### [Required work]
Reproduce the listing word for word, leaving every picture behind.

### [Raw data]
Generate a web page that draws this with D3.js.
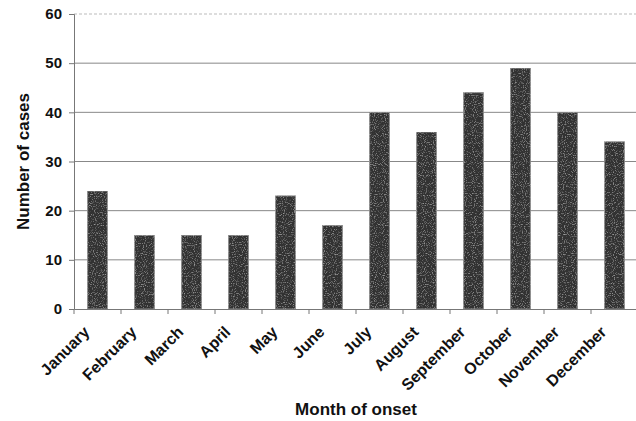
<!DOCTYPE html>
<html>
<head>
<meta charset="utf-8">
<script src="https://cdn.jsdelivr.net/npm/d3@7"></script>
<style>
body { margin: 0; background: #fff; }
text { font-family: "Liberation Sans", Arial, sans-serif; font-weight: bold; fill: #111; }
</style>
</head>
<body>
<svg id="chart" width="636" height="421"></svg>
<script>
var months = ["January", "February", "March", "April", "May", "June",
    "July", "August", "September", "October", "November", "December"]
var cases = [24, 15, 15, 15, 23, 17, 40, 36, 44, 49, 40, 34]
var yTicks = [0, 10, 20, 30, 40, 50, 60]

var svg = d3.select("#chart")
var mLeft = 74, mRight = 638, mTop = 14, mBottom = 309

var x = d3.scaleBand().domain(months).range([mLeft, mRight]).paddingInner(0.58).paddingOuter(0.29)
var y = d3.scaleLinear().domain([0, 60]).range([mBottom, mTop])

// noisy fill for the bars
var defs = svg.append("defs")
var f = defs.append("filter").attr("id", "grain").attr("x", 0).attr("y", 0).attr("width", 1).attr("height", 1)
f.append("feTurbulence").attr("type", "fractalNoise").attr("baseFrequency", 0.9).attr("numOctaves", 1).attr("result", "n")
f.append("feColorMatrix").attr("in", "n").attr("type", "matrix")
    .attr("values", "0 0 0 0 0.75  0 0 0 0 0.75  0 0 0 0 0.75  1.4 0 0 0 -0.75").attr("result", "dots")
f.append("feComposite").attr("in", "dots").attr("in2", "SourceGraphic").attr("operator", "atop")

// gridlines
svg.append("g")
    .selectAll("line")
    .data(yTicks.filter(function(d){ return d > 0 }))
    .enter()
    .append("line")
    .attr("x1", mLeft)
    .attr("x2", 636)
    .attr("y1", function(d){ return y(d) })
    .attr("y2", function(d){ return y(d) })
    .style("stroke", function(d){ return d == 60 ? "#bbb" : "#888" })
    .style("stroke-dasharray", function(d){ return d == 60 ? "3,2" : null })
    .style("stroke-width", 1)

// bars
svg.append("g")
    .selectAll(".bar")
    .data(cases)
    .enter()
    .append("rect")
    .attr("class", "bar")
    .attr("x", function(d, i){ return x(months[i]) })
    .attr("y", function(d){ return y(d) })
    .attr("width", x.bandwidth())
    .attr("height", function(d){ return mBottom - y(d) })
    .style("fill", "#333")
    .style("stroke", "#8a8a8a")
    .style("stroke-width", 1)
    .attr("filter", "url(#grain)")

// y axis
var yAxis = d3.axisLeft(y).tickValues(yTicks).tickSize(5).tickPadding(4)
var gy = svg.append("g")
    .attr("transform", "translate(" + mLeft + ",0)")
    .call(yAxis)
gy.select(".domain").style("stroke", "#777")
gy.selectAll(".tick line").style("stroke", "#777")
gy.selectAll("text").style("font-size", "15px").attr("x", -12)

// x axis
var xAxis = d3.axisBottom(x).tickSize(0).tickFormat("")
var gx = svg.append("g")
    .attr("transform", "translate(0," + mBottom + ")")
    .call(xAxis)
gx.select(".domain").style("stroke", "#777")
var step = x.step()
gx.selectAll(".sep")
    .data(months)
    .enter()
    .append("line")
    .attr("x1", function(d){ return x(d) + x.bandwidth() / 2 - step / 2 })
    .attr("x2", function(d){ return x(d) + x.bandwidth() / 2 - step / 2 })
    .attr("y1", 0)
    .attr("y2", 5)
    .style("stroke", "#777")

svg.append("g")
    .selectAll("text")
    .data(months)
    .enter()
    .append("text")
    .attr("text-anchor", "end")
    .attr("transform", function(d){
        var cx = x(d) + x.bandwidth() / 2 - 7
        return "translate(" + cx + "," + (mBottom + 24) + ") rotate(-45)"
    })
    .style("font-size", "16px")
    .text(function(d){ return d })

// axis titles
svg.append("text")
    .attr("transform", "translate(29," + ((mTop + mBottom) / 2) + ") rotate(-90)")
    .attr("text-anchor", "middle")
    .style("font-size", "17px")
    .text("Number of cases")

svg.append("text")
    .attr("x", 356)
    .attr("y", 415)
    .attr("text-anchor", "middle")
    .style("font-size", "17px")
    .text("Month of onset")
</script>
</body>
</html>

### [Task output]
Generate a web page that draws this with D3.js.
<!DOCTYPE html>
<html>
<head>
<meta charset="utf-8">
<script src="https://cdn.jsdelivr.net/npm/d3@7"></script>
<style>
body { margin: 0; background: #fff; }
text { font-family: "Liberation Sans", Arial, sans-serif; font-weight: bold; fill: #111; }
</style>
</head>
<body>
<svg id="chart" width="636" height="421"></svg>
<script>
var months = ["January", "February", "March", "April", "May", "June",
    "July", "August", "September", "October", "November", "December"]
var cases = [24, 15, 15, 15, 23, 17, 40, 36, 44, 49, 40, 34]
var yTicks = [0, 10, 20, 30, 40, 50, 60]

var svg = d3.select("#chart")
var mLeft = 74, mRight = 638, mTop = 14, mBottom = 309

var x = d3.scaleBand().domain(months).range([mLeft, mRight]).paddingInner(0.58).paddingOuter(0.29)
var y = d3.scaleLinear().domain([0, 60]).range([mBottom, mTop])

// noisy fill for the bars
var defs = svg.append("defs")
var f = defs.append("filter").attr("id", "grain").attr("x", 0).attr("y", 0).attr("width", 1).attr("height", 1)
f.append("feTurbulence").attr("type", "fractalNoise").attr("baseFrequency", 0.9).attr("numOctaves", 1).attr("result", "n")
f.append("feColorMatrix").attr("in", "n").attr("type", "matrix")
    .attr("values", "0 0 0 0 0.75  0 0 0 0 0.75  0 0 0 0 0.75  1.4 0 0 0 -0.75").attr("result", "dots")
f.append("feComposite").attr("in", "dots").attr("in2", "SourceGraphic").attr("operator", "atop")

// gridlines
svg.append("g")
    .selectAll("line")
    .data(yTicks.filter(function(d){ return d > 0 }))
    .enter()
    .append("line")
    .attr("x1", mLeft)
    .attr("x2", 636)
    .attr("y1", function(d){ return y(d) })
    .attr("y2", function(d){ return y(d) })
    .style("stroke", function(d){ return d == 60 ? "#bbb" : "#888" })
    .style("stroke-dasharray", function(d){ return d == 60 ? "3,2" : null })
    .style("stroke-width", 1)

// bars
svg.append("g")
    .selectAll(".bar")
    .data(cases)
    .enter()
    .append("rect")
    .attr("class", "bar")
    .attr("x", function(d, i){ return x(months[i]) })
    .attr("y", function(d){ return y(d) })
    .attr("width", x.bandwidth())
    .attr("height", function(d){ return mBottom - y(d) })
    .style("fill", "#333")
    .style("stroke", "#8a8a8a")
    .style("stroke-width", 1)
    .attr("filter", "url(#grain)")

// y axis
var yAxis = d3.axisLeft(y).tickValues(yTicks).tickSize(5).tickPadding(4)
var gy = svg.append("g")
    .attr("transform", "translate(" + mLeft + ",0)")
    .call(yAxis)
gy.select(".domain").style("stroke", "#777")
gy.selectAll(".tick line").style("stroke", "#777")
gy.selectAll("text").style("font-size", "15px").attr("x", -12)

// x axis
var xAxis = d3.axisBottom(x).tickSize(0).tickFormat("")
var gx = svg.append("g")
    .attr("transform", "translate(0," + mBottom + ")")
    .call(xAxis)
gx.select(".domain").style("stroke", "#777")
var step = x.step()
gx.selectAll(".sep")
    .data(months)
    .enter()
    .append("line")
    .attr("x1", function(d){ return x(d) + x.bandwidth() / 2 - step / 2 })
    .attr("x2", function(d){ return x(d) + x.bandwidth() / 2 - step / 2 })
    .attr("y1", 0)
    .attr("y2", 5)
    .style("stroke", "#777")

svg.append("g")
    .selectAll("text")
    .data(months)
    .enter()
    .append("text")
    .attr("text-anchor", "end")
    .attr("transform", function(d){
        var cx = x(d) + x.bandwidth() / 2 - 7
        return "translate(" + cx + "," + (mBottom + 24) + ") rotate(-45)"
    })
    .style("font-size", "16px")
    .text(function(d){ return d })

// axis titles
svg.append("text")
    .attr("transform", "translate(29," + ((mTop + mBottom) / 2) + ") rotate(-90)")
    .attr("text-anchor", "middle")
    .style("font-size", "17px")
    .text("Number of cases")

svg.append("text")
    .attr("x", 356)
    .attr("y", 415)
    .attr("text-anchor", "middle")
    .style("font-size", "17px")
    .text("Month of onset")
</script>
</body>
</html>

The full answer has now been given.